> _Data for this exercise_

--------------------

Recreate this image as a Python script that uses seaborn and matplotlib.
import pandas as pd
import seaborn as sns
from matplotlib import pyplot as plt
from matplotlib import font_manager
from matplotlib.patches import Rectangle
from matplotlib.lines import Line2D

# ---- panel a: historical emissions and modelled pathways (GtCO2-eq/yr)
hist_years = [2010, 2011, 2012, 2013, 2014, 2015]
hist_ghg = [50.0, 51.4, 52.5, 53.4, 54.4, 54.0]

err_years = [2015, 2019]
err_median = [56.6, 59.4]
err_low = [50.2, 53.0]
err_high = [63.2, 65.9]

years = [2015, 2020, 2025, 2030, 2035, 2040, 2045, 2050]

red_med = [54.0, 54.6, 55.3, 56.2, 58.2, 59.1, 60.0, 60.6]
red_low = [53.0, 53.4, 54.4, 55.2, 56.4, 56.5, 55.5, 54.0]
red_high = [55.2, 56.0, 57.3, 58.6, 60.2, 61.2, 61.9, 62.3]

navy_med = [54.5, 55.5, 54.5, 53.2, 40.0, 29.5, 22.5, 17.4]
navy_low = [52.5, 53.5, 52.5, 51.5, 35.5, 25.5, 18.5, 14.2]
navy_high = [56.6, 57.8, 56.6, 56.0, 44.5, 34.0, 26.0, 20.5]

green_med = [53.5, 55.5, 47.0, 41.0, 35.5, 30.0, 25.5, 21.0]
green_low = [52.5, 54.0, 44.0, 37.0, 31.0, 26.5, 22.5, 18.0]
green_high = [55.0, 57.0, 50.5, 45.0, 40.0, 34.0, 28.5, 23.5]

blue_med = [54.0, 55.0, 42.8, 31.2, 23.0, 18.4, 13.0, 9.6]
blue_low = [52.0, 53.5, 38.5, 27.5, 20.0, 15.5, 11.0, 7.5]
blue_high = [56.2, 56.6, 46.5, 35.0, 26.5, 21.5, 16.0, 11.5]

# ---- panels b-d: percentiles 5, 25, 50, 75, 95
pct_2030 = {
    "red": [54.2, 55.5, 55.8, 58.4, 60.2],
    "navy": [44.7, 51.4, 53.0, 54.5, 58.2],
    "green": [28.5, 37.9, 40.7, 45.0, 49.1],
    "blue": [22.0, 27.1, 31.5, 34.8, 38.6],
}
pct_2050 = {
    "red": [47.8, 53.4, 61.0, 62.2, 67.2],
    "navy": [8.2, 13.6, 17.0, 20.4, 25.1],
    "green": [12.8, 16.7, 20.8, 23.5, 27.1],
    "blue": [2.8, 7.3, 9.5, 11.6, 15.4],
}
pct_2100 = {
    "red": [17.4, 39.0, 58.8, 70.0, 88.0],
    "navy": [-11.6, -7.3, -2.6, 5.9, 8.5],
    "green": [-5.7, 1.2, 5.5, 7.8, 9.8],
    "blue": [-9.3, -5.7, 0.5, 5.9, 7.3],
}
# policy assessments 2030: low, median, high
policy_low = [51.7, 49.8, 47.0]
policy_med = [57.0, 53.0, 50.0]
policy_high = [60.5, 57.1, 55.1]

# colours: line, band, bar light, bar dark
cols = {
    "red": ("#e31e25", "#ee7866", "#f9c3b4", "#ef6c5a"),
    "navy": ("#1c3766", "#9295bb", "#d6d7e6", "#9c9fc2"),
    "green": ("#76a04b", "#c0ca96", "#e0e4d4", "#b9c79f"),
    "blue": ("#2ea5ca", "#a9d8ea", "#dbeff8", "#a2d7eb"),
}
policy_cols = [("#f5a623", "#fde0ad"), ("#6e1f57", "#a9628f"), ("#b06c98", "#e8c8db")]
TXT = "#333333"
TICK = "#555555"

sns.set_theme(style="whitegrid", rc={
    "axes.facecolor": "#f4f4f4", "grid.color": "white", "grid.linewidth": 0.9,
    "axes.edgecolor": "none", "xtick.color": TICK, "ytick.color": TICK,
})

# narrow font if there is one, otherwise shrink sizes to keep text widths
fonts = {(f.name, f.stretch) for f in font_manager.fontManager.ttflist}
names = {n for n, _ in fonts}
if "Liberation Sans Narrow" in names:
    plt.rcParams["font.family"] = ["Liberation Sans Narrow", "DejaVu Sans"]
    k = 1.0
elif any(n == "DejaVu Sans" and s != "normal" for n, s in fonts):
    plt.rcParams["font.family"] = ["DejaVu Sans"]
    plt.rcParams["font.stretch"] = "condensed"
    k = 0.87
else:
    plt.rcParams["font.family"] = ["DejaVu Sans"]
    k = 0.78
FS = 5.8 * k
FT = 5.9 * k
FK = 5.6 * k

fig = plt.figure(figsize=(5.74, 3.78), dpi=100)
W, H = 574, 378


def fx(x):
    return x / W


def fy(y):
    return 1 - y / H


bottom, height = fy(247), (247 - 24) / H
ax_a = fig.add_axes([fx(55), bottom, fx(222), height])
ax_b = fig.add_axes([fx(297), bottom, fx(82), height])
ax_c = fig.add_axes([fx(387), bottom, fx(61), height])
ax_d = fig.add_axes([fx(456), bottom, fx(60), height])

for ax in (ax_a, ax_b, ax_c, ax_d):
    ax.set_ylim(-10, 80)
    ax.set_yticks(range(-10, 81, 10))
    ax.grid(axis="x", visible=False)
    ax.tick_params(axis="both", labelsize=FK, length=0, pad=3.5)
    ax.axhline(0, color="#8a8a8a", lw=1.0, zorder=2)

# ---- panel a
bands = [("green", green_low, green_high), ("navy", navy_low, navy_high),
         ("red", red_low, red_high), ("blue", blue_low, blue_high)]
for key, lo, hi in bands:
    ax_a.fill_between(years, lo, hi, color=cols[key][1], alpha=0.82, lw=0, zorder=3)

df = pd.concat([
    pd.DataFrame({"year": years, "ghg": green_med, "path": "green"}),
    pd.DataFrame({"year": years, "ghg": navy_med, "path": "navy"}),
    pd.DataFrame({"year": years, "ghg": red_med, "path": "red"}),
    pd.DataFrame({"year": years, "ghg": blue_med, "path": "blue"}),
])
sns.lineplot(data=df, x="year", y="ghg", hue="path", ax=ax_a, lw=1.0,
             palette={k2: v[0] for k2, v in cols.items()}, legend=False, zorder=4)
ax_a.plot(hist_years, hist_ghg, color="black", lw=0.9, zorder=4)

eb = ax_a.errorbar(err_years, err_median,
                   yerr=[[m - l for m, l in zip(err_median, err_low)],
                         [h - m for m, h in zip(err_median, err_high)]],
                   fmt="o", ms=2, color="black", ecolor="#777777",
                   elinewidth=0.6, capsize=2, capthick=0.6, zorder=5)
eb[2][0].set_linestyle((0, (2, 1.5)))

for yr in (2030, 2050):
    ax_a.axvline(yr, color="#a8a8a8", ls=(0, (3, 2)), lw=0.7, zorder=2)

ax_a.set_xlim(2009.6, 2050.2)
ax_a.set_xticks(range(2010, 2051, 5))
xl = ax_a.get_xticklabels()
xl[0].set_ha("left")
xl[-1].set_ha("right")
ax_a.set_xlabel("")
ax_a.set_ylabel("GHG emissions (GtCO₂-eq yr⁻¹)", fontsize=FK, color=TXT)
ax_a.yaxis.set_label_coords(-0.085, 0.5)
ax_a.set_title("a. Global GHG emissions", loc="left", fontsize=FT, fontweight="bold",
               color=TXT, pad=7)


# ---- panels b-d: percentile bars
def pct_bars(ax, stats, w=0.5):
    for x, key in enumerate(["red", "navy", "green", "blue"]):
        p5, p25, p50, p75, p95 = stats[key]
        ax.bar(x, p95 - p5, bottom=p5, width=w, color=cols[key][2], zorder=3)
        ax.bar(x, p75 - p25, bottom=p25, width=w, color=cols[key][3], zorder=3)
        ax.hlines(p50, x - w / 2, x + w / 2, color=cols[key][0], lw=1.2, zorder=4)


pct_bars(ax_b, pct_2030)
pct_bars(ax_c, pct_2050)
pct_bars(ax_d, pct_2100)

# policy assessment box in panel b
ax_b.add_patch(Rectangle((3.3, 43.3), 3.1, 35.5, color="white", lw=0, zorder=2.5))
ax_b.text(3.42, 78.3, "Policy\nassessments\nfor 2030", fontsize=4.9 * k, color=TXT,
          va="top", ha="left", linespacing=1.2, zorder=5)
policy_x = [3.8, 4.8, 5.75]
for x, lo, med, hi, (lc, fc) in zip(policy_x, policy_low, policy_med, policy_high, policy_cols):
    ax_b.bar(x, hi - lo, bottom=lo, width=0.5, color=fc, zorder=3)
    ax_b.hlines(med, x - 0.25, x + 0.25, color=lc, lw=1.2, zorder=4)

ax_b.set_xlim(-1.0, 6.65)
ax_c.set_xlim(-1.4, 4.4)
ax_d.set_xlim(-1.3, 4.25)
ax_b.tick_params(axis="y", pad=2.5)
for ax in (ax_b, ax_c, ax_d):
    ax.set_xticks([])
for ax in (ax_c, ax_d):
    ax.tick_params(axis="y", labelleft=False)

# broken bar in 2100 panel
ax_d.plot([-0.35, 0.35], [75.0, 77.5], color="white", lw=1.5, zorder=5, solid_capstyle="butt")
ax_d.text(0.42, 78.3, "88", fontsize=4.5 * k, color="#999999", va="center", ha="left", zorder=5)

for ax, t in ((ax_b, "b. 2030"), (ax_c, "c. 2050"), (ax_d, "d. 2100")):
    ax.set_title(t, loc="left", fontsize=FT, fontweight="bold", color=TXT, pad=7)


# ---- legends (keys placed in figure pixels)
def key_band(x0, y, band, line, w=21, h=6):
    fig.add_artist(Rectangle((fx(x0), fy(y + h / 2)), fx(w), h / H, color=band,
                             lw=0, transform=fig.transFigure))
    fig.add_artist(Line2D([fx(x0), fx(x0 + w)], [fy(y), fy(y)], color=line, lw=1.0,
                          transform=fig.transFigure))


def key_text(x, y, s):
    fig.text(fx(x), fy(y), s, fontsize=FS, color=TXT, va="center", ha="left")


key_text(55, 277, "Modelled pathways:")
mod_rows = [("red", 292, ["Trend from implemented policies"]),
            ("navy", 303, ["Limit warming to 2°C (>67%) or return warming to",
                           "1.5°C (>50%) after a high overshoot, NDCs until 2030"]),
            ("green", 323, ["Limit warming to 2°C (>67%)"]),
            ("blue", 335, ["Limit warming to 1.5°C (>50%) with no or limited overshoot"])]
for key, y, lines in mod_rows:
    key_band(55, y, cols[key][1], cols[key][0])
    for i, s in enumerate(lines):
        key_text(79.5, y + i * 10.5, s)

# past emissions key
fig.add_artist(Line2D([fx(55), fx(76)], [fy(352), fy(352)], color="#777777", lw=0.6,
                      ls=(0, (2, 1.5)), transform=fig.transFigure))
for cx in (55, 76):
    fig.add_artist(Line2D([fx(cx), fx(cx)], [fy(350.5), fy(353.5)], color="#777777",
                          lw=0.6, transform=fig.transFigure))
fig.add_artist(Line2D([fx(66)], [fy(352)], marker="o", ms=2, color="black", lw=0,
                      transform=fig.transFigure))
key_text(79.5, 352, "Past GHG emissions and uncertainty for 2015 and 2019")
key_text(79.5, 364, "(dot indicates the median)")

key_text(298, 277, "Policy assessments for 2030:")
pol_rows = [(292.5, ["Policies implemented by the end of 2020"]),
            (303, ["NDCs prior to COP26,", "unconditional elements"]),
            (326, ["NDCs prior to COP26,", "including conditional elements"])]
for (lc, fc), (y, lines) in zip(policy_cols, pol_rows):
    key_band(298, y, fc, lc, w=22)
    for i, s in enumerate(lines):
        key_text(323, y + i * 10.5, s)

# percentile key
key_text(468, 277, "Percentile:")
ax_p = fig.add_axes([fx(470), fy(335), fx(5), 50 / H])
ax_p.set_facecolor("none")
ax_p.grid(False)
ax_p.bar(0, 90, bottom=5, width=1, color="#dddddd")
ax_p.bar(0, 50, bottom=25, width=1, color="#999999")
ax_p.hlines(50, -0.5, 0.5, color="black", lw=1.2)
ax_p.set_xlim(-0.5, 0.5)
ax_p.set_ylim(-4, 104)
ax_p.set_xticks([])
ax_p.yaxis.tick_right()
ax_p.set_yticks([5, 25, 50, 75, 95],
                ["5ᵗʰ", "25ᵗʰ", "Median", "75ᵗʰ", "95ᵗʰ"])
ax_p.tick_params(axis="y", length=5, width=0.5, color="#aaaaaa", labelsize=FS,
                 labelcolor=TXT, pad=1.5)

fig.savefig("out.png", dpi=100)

--------------------

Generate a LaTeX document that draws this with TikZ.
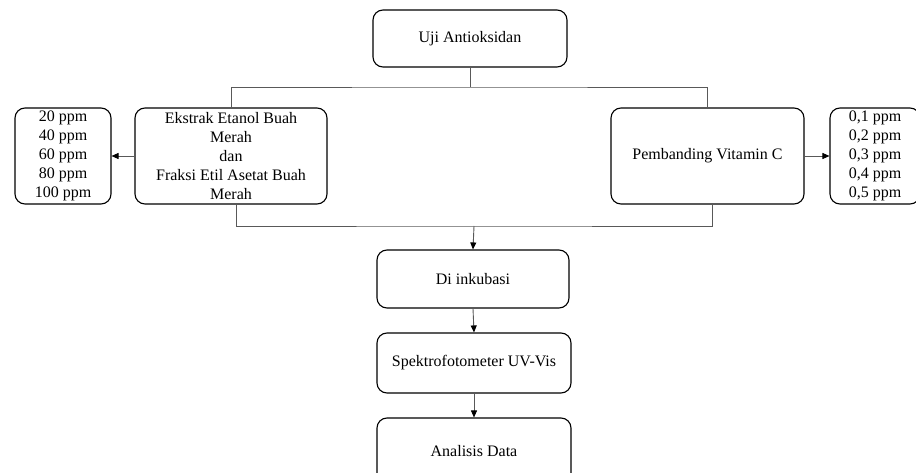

--------------------

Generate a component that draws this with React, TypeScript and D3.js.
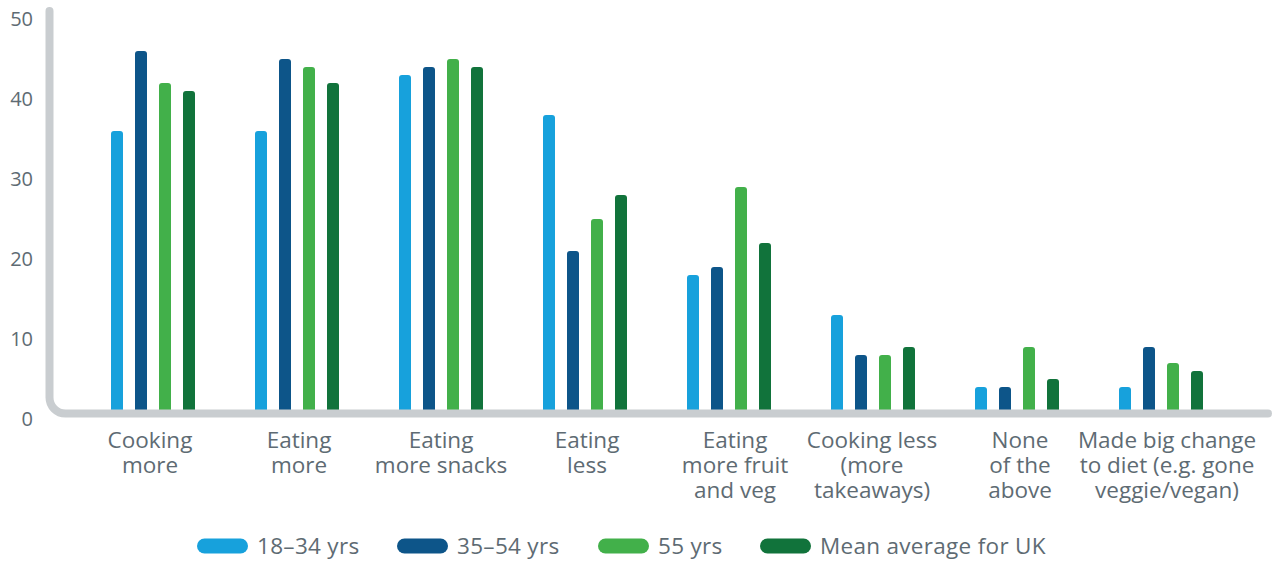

--------------------

> _The exercise_
Repeat, exactly as they stand above, the lines from the line with "Recreate this image" to the line with "from matplotlib.lines import Line2D", both lines included.

> _Response to the exercise_
Recreate this image as a Python script that uses seaborn and matplotlib.
import pandas as pd
import seaborn as sns
from matplotlib import pyplot as plt
from matplotlib import font_manager
from matplotlib.patches import Rectangle
from matplotlib.lines import Line2D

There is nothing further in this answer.